## AIM OF THE TASK
Copy out the listing that follows, exact in every word, and skip the images.

## DATASET CONTENT
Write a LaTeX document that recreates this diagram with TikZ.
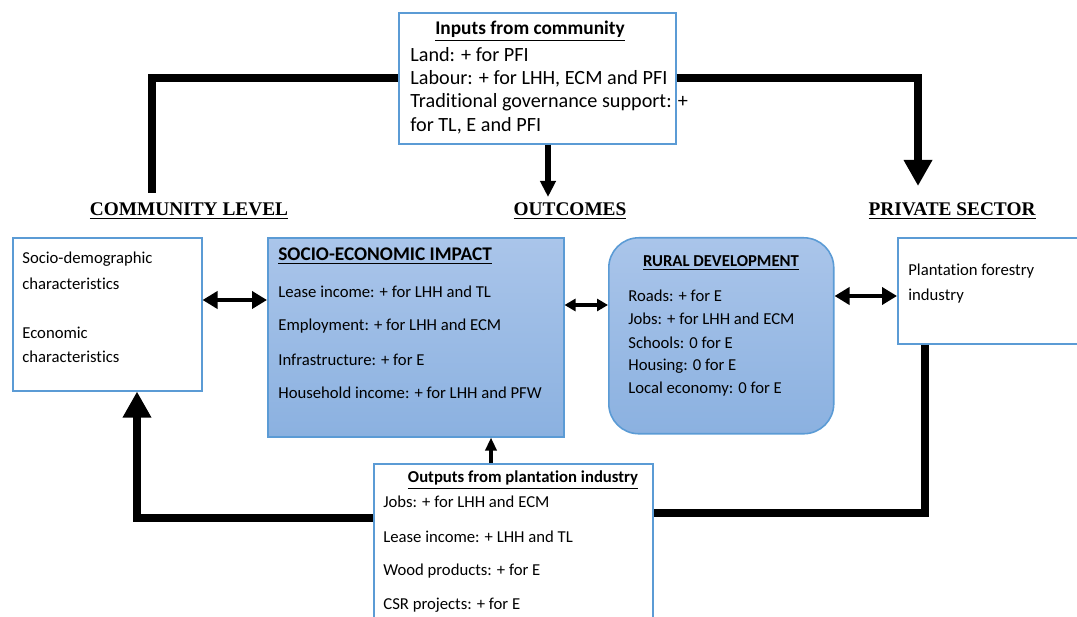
\documentclass[tikz,border=0pt]{standalone}
\usepackage{fontspec}
\setmainfont{Carlito}[RawFeature=-liga]
\newfontfamily\headfont{Liberation Serif}
\usepackage{xcolor}
\usepackage{tikz}
\usetikzlibrary{arrows.meta}

\definecolor{boxblue}{HTML}{5B9BD5}
\definecolor{fillhi}{HTML}{AAC5EA}
\definecolor{filllo}{HTML}{8BB1E0}

\tikzset{
	box/.style = {draw=boxblue, line width=0.9pt, inner sep=0pt, anchor=north west},
	shaded box/.style = {box, top color=fillhi, bottom color=filllo},
	item/.style = {anchor=west, inner sep=0pt, font=\fontsize{9.5}{12}\selectfont},
	big item/.style = {item, font=\fontsize{11.5}{14}\selectfont},
	title/.style = {inner sep=0pt, font=\fontsize{9.5}{12}\selectfont\bfseries},
	big title/.style = {title, font=\fontsize{11}{14}\selectfont\bfseries},
	heading/.style = {inner sep=0pt, font=\fontsize{11}{14}\selectfont\headfont\bfseries},
	conn/.style = {line width=4.5pt},
	bigtip/.style = {-{Triangle[width=0.54cm, length=0.52cm]}},
	dbl/.style = {line width=2.6pt, {Triangle[width=0.34cm, length=0.3cm]}-{Triangle[width=0.34cm, length=0.3cm]}}
}

\begin{document}
\begin{tikzpicture}[x = 0.02cm, y = -0.02cm]
			\useasboundingbox (0,0) rectangle (1077,617);

			% boxes
			\node [box, minimum width=5.54cm, minimum height=2.62cm] (in) at (398,12) {};
			\node [box, minimum width=3.78cm, minimum height=3.06cm] (cb) at (12,237) {};
			\node [shaded box, minimum width=5.92cm, minimum height=3.98cm] (se) at (267,237) {};
			\node [shaded box, rounded corners=0.6cm, minimum width=4.5cm, minimum height=3.92cm] (rd) at (608,237) {};
			\node [box, minimum width=4cm, minimum height=2.12cm] (ps) at (897,237) {};
			\node [box, fill=white, minimum width=5.58cm, minimum height=3.6cm] (op) at (373,463) {};

			% headings
			\node [heading] (hcl) at (189,211) {\underline{COMMUNITY LEVEL}};
			\node [heading] (hoc) at (570,211) {\underline{OUTCOMES}};
			\node [heading] (hps) at (952,211) {\underline{PRIVATE SECTOR}};

			% inputs from community
			\node [big title] (inT) at (530,31) {\underline{Inputs from community}};
			\foreach \t [count=\i] in {Land: + for PFI, {Labour: + for LHH, ECM and PFI}, Traditional governance support: +, {for TL, E and PFI}}
			{
				\node [big item] (in\i) at (410,{31+23.7*\i}) {\t};
			}

			% community level
			\node [item] (cb1) at (22,259) {Socio-demographic};
			\node [item] (cb2) at (22,284) {characteristics};
			\node [item] (cb3) at (22,333) {Economic};
			\node [item] (cb4) at (22,357) {characteristics};

			% socio-economic impact
			\node [big title, anchor=west] (seT) at (278,256) {\underline{SOCIO-ECONOMIC IMPACT}};
			\foreach \t [count=\i] in {Lease income: + for LHH and TL, Employment: + for LHH and ECM, Infrastructure: + for E, Household income: + for LHH and PFW}
			{
				\node [item] (se\i) at (278,{292+33.7*(\i-1)}) {\t};
			}

			% rural development
			\node [title] (rdT) at (721,263) {\underline{RURAL DEVELOPMENT}};
			\foreach \t [count=\i] in {Roads: + for E, Jobs: + for LHH and ECM, Schools: 0 for E, Housing: 0 for E, Local economy: 0 for E}
			{
				\node [item] (rd\i) at (628,{296+23.25*(\i-1)}) {\t};
			}

			% private sector
			\node [item] (ps1) at (908,271) {Plantation forestry};
			\node [item] (ps2) at (908,296) {industry};

			% outputs from plantation industry
			\node [title] (opT) at (523,480) {\underline{Outputs from plantation industry}};
			\foreach \t [count=\i] in {Jobs: + for LHH and ECM, Lease income: + LHH and TL, Wood products: + for E, CSR projects: + for E}
			{
				\node [item] (op\i) at (383,{502+34.3*(\i-1)}) {\t};
			}

			% connectors
			\coordinate (c1) at (152,193);
			\coordinate (c2) at (918,186);
			\coordinate (c3) at (548,197);
			\coordinate (c4) at (925,513);
			\coordinate (c5) at (137,518);
			\coordinate (c6) at (491,300);

			\draw [conn] (in.west) -| (c1);
			\draw [conn, bigtip] (in.east) -| (c2);
			\draw [line width=3pt, -{Triangle[width=0.3cm, length=0.32cm]}] (in.south -| c3) -- (c3);
			\draw [conn] (ps.south -| c4) -- (c4) -- (op.east |- c4);
			\draw [conn, bigtip] (op.west |- c5) -- (c5) -- (cb.south -| c5);
			\draw [line width=2.2pt, -{Triangle[width=0.22cm, length=0.26cm]}] (op.north -| c6) -- (se.south -| c6);

			\draw [dbl] (cb.east |- 0,300) -- (se.west |- 0,300);
			\draw [dbl, line width=1.8pt, {Triangle[width=0.24cm, length=0.22cm]}-{Triangle[width=0.24cm, length=0.22cm]}] (se.east |- 0,305) -- (rd.west |- 0,305);
			\draw [dbl] (rd.east |- 0,296) -- (ps.west |- 0,296);
		\end{tikzpicture}
\end{document}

## RESPONSE TO THE EXERCISE
Write a LaTeX document that recreates this diagram with TikZ.
\documentclass[tikz,border=0pt]{standalone}
\usepackage{fontspec}
\setmainfont{Carlito}[RawFeature=-liga]
\newfontfamily\headfont{Liberation Serif}
\usepackage{xcolor}
\usepackage{tikz}
\usetikzlibrary{arrows.meta}

\definecolor{boxblue}{HTML}{5B9BD5}
\definecolor{fillhi}{HTML}{AAC5EA}
\definecolor{filllo}{HTML}{8BB1E0}

\tikzset{
	box/.style = {draw=boxblue, line width=0.9pt, inner sep=0pt, anchor=north west},
	shaded box/.style = {box, top color=fillhi, bottom color=filllo},
	item/.style = {anchor=west, inner sep=0pt, font=\fontsize{9.5}{12}\selectfont},
	big item/.style = {item, font=\fontsize{11.5}{14}\selectfont},
	title/.style = {inner sep=0pt, font=\fontsize{9.5}{12}\selectfont\bfseries},
	big title/.style = {title, font=\fontsize{11}{14}\selectfont\bfseries},
	heading/.style = {inner sep=0pt, font=\fontsize{11}{14}\selectfont\headfont\bfseries},
	conn/.style = {line width=4.5pt},
	bigtip/.style = {-{Triangle[width=0.54cm, length=0.52cm]}},
	dbl/.style = {line width=2.6pt, {Triangle[width=0.34cm, length=0.3cm]}-{Triangle[width=0.34cm, length=0.3cm]}}
}

\begin{document}
\begin{tikzpicture}[x = 0.02cm, y = -0.02cm]
			\useasboundingbox (0,0) rectangle (1077,617);

			% boxes
			\node [box, minimum width=5.54cm, minimum height=2.62cm] (in) at (398,12) {};
			\node [box, minimum width=3.78cm, minimum height=3.06cm] (cb) at (12,237) {};
			\node [shaded box, minimum width=5.92cm, minimum height=3.98cm] (se) at (267,237) {};
			\node [shaded box, rounded corners=0.6cm, minimum width=4.5cm, minimum height=3.92cm] (rd) at (608,237) {};
			\node [box, minimum width=4cm, minimum height=2.12cm] (ps) at (897,237) {};
			\node [box, fill=white, minimum width=5.58cm, minimum height=3.6cm] (op) at (373,463) {};

			% headings
			\node [heading] (hcl) at (189,211) {\underline{COMMUNITY LEVEL}};
			\node [heading] (hoc) at (570,211) {\underline{OUTCOMES}};
			\node [heading] (hps) at (952,211) {\underline{PRIVATE SECTOR}};

			% inputs from community
			\node [big title] (inT) at (530,31) {\underline{Inputs from community}};
			\foreach \t [count=\i] in {Land: + for PFI, {Labour: + for LHH, ECM and PFI}, Traditional governance support: +, {for TL, E and PFI}}
			{
				\node [big item] (in\i) at (410,{31+23.7*\i}) {\t};
			}

			% community level
			\node [item] (cb1) at (22,259) {Socio-demographic};
			\node [item] (cb2) at (22,284) {characteristics};
			\node [item] (cb3) at (22,333) {Economic};
			\node [item] (cb4) at (22,357) {characteristics};

			% socio-economic impact
			\node [big title, anchor=west] (seT) at (278,256) {\underline{SOCIO-ECONOMIC IMPACT}};
			\foreach \t [count=\i] in {Lease income: + for LHH and TL, Employment: + for LHH and ECM, Infrastructure: + for E, Household income: + for LHH and PFW}
			{
				\node [item] (se\i) at (278,{292+33.7*(\i-1)}) {\t};
			}

			% rural development
			\node [title] (rdT) at (721,263) {\underline{RURAL DEVELOPMENT}};
			\foreach \t [count=\i] in {Roads: + for E, Jobs: + for LHH and ECM, Schools: 0 for E, Housing: 0 for E, Local economy: 0 for E}
			{
				\node [item] (rd\i) at (628,{296+23.25*(\i-1)}) {\t};
			}

			% private sector
			\node [item] (ps1) at (908,271) {Plantation forestry};
			\node [item] (ps2) at (908,296) {industry};

			% outputs from plantation industry
			\node [title] (opT) at (523,480) {\underline{Outputs from plantation industry}};
			\foreach \t [count=\i] in {Jobs: + for LHH and ECM, Lease income: + LHH and TL, Wood products: + for E, CSR projects: + for E}
			{
				\node [item] (op\i) at (383,{502+34.3*(\i-1)}) {\t};
			}

			% connectors
			\coordinate (c1) at (152,193);
			\coordinate (c2) at (918,186);
			\coordinate (c3) at (548,197);
			\coordinate (c4) at (925,513);
			\coordinate (c5) at (137,518);
			\coordinate (c6) at (491,300);

			\draw [conn] (in.west) -| (c1);
			\draw [conn, bigtip] (in.east) -| (c2);
			\draw [line width=3pt, -{Triangle[width=0.3cm, length=0.32cm]}] (in.south -| c3) -- (c3);
			\draw [conn] (ps.south -| c4) -- (c4) -- (op.east |- c4);
			\draw [conn, bigtip] (op.west |- c5) -- (c5) -- (cb.south -| c5);
			\draw [line width=2.2pt, -{Triangle[width=0.22cm, length=0.26cm]}] (op.north -| c6) -- (se.south -| c6);

			\draw [dbl] (cb.east |- 0,300) -- (se.west |- 0,300);
			\draw [dbl, line width=1.8pt, {Triangle[width=0.24cm, length=0.22cm]}-{Triangle[width=0.24cm, length=0.22cm]}] (se.east |- 0,305) -- (rd.west |- 0,305);
			\draw [dbl] (rd.east |- 0,296) -- (ps.west |- 0,296);
		\end{tikzpicture}
\end{document}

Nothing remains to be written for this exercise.